Leaving out the pictures, transcribe all of the records faithfully.

# # # # #

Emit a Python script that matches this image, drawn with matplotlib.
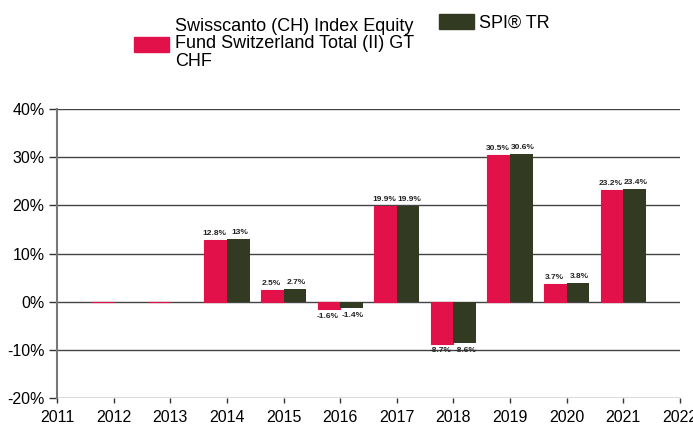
import numpy as np
import matplotlib.pyplot as plt
from matplotlib.patches import Patch

plt.rcParams['font.family'] = ['Liberation Sans', 'DejaVu Sans']

# Data
years = [2012, 2013, 2014, 2015, 2016, 2017, 2018, 2019, 2020, 2021]
fund = [0, 0, 12.8, 2.5, -1.6, 19.9, -8.7, 30.5, 3.7, 23.2]
index = [0, 0, 13.0, 2.7, -1.4, 19.9, -8.6, 30.6, 3.8, 23.4]
fund_labels = ["", "", "12.8%", "2.5%", "-1.6%", "19.9%", "-8.7%", "30.5%", "3.7%", "23.2%"]
index_labels = ["", "", "13%", "2.7%", "-1.4%", "19.9%", "-8.6%", "30.6%", "3.8%", "23.4%"]
fund_name = "Swisscanto (CH) Index Equity\nFund Switzerland Total (II) GT\nCHF"
index_name = "SPI® TR"

red = "#E2114A"
green = "#333A22"

fig = plt.figure(figsize=(6.93, 4.25), dpi=100)
ax = fig.add_axes([57/693, 1 - 398/425, 623/693, 289/425])

x = np.array(years, dtype=float)
w = 0.4
ax.bar(x - w/2, fund, width=w, color=red, edgecolor=red, linewidth=0.8, zorder=3)
ax.bar(x + w/2, index, width=w, color=green, linewidth=0, zorder=3)

# Value labels
for xi, v, lab in zip(x - w/2, fund, fund_labels):
    if lab:
        off = 0.6 if v >= 0 else -0.8
        ax.text(xi - 0.02, v + off, lab, ha="center", va="bottom" if v >= 0 else "top",
                fontsize=6, fontweight="bold", color="#222222", zorder=4)
for xi, v, lab in zip(x + w/2, index, index_labels):
    if lab:
        off = 0.6 if v >= 0 else -0.8
        ax.text(xi + 0.02, v + off, lab, ha="center", va="bottom" if v >= 0 else "top",
                fontsize=6, fontweight="bold", color="#222222", zorder=4)

ax.set_xlim(2011, 2022)
ax.set_ylim(-20, 40)
ax.set_xticks(range(2011, 2023))
ax.set_yticks(range(-20, 41, 10))
ax.set_yticklabels([f"{t}%" for t in range(-20, 41, 10)])
ax.tick_params(labelsize=11.5, length=3.6, color="#333333", width=1)
ax.tick_params(axis="x", pad=5)
ax.tick_params(axis="y", length=6, pad=3)

ax.grid(axis="y", color="#444444", linewidth=1, zorder=1)
for s in ["top", "right", "bottom"]:
    ax.spines[s].set_visible(False)
ax.spines["left"].set_color("#777777")
ax.spines["left"].set_linewidth(1.5)

# Legends
leg1 = fig.legend(handles=[Patch(color=red)], labels=[fund_name],
                  loc="center left", bbox_to_anchor=(134/693, 1 - 44/425),
                  frameon=False, fontsize=13, handlelength=1.95, handleheight=0.9,
                  handletextpad=0.3, borderpad=0, borderaxespad=0)
for t in leg1.get_texts():
    t.set_linespacing(1.05)
fig.legend(handles=[Patch(color=green)], labels=[index_name],
           loc="center left", bbox_to_anchor=(439/693, 1 - 23/425),
           frameon=False, fontsize=13, handlelength=1.95, handleheight=0.9,
           handletextpad=0.25, borderpad=0, borderaxespad=0)

fig.savefig("out.png", dpi=100)
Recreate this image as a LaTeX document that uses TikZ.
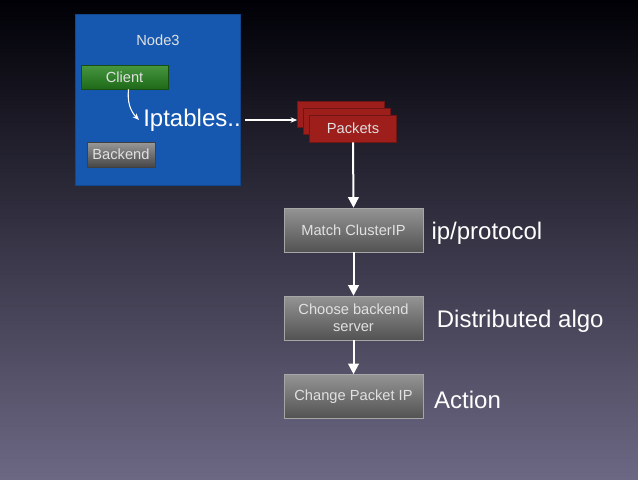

# # # # #

Output for this exercise:
Emit a Python script that matches this image, drawn with matplotlib.
import numpy as np
import matplotlib.pyplot as plt
from matplotlib.patches import Patch

plt.rcParams['font.family'] = ['Liberation Sans', 'DejaVu Sans']

# Data
years = [2012, 2013, 2014, 2015, 2016, 2017, 2018, 2019, 2020, 2021]
fund = [0, 0, 12.8, 2.5, -1.6, 19.9, -8.7, 30.5, 3.7, 23.2]
index = [0, 0, 13.0, 2.7, -1.4, 19.9, -8.6, 30.6, 3.8, 23.4]
fund_labels = ["", "", "12.8%", "2.5%", "-1.6%", "19.9%", "-8.7%", "30.5%", "3.7%", "23.2%"]
index_labels = ["", "", "13%", "2.7%", "-1.4%", "19.9%", "-8.6%", "30.6%", "3.8%", "23.4%"]
fund_name = "Swisscanto (CH) Index Equity\nFund Switzerland Total (II) GT\nCHF"
index_name = "SPI® TR"

red = "#E2114A"
green = "#333A22"

fig = plt.figure(figsize=(6.93, 4.25), dpi=100)
ax = fig.add_axes([57/693, 1 - 398/425, 623/693, 289/425])

x = np.array(years, dtype=float)
w = 0.4
ax.bar(x - w/2, fund, width=w, color=red, edgecolor=red, linewidth=0.8, zorder=3)
ax.bar(x + w/2, index, width=w, color=green, linewidth=0, zorder=3)

# Value labels
for xi, v, lab in zip(x - w/2, fund, fund_labels):
    if lab:
        off = 0.6 if v >= 0 else -0.8
        ax.text(xi - 0.02, v + off, lab, ha="center", va="bottom" if v >= 0 else "top",
                fontsize=6, fontweight="bold", color="#222222", zorder=4)
for xi, v, lab in zip(x + w/2, index, index_labels):
    if lab:
        off = 0.6 if v >= 0 else -0.8
        ax.text(xi + 0.02, v + off, lab, ha="center", va="bottom" if v >= 0 else "top",
                fontsize=6, fontweight="bold", color="#222222", zorder=4)

ax.set_xlim(2011, 2022)
ax.set_ylim(-20, 40)
ax.set_xticks(range(2011, 2023))
ax.set_yticks(range(-20, 41, 10))
ax.set_yticklabels([f"{t}%" for t in range(-20, 41, 10)])
ax.tick_params(labelsize=11.5, length=3.6, color="#333333", width=1)
ax.tick_params(axis="x", pad=5)
ax.tick_params(axis="y", length=6, pad=3)

ax.grid(axis="y", color="#444444", linewidth=1, zorder=1)
for s in ["top", "right", "bottom"]:
    ax.spines[s].set_visible(False)
ax.spines["left"].set_color("#777777")
ax.spines["left"].set_linewidth(1.5)

# Legends
leg1 = fig.legend(handles=[Patch(color=red)], labels=[fund_name],
                  loc="center left", bbox_to_anchor=(134/693, 1 - 44/425),
                  frameon=False, fontsize=13, handlelength=1.95, handleheight=0.9,
                  handletextpad=0.3, borderpad=0, borderaxespad=0)
for t in leg1.get_texts():
    t.set_linespacing(1.05)
fig.legend(handles=[Patch(color=green)], labels=[index_name],
           loc="center left", bbox_to_anchor=(439/693, 1 - 23/425),
           frameon=False, fontsize=13, handlelength=1.95, handleheight=0.9,
           handletextpad=0.25, borderpad=0, borderaxespad=0)

fig.savefig("out.png", dpi=100)
Recreate this image as a LaTeX document that uses TikZ.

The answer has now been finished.